Only ONE macrotask is dequeued per event loop iteration, after which the entire microtask queue is drained before the next macrotask runs. setTimeout(fn, 0) doesn't mean 'run immediately' — it means 'enqueue a macrotask no sooner than 0ms'. Browsers clamp minimum delay to ~4ms for nested timers after the 5th level. There are actually multiple macrotask queues with different priorities (e.g., user interaction queues are prioritized over timer queues in browsers).
The HTML spec defines 'task sources' — each source has its own queue, and the browser's rendering pipeline decides which queue to service next based on priority. The 'scheduling' proposal (scheduler.postTask) exposes this priority system explicitly. In Node.js, libuv's event loop has distinct phases: timers → pending callbacks → idle/prepare → poll (I/O) → check (setImmediate) → close callbacks. setImmediate runs in the 'check' phase after I/O, making it more predictable than setTimeout(fn, 0) inside I/O callbacks.
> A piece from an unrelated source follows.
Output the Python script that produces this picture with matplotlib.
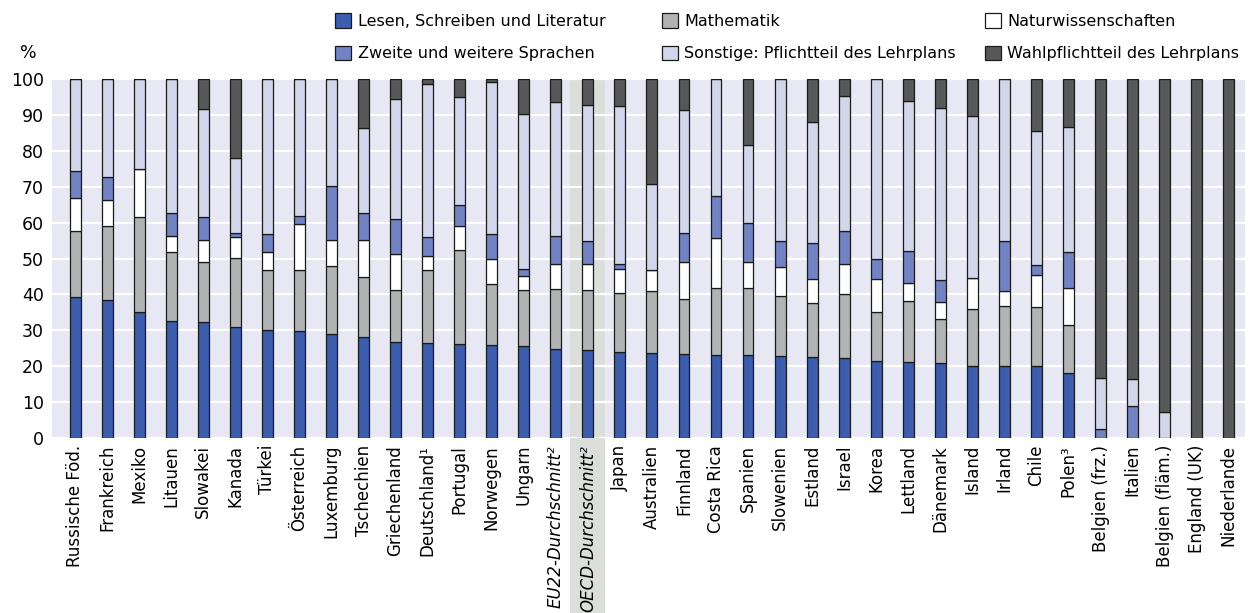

The event loop picks exactly one macrotask per iteration, then drains all microtasks before the next one. setTimeout/setInterval, I/O callbacks, and UI events are all macrotasks. The practical implication: you can split a long computation into setTimeout(fn, 0) chunks to yield to the UI, but Promise chains between those chunks will all resolve before the next chunk runs.
setTimeout(fn, 0) is not guaranteed to fire in 0ms — browsers enforce a minimum delay (~4ms for nested timers) and the callback only fires when the call stack is empty AND no microtasks are pending. Under heavy microtask load, a 0ms timer can wait significantly longer.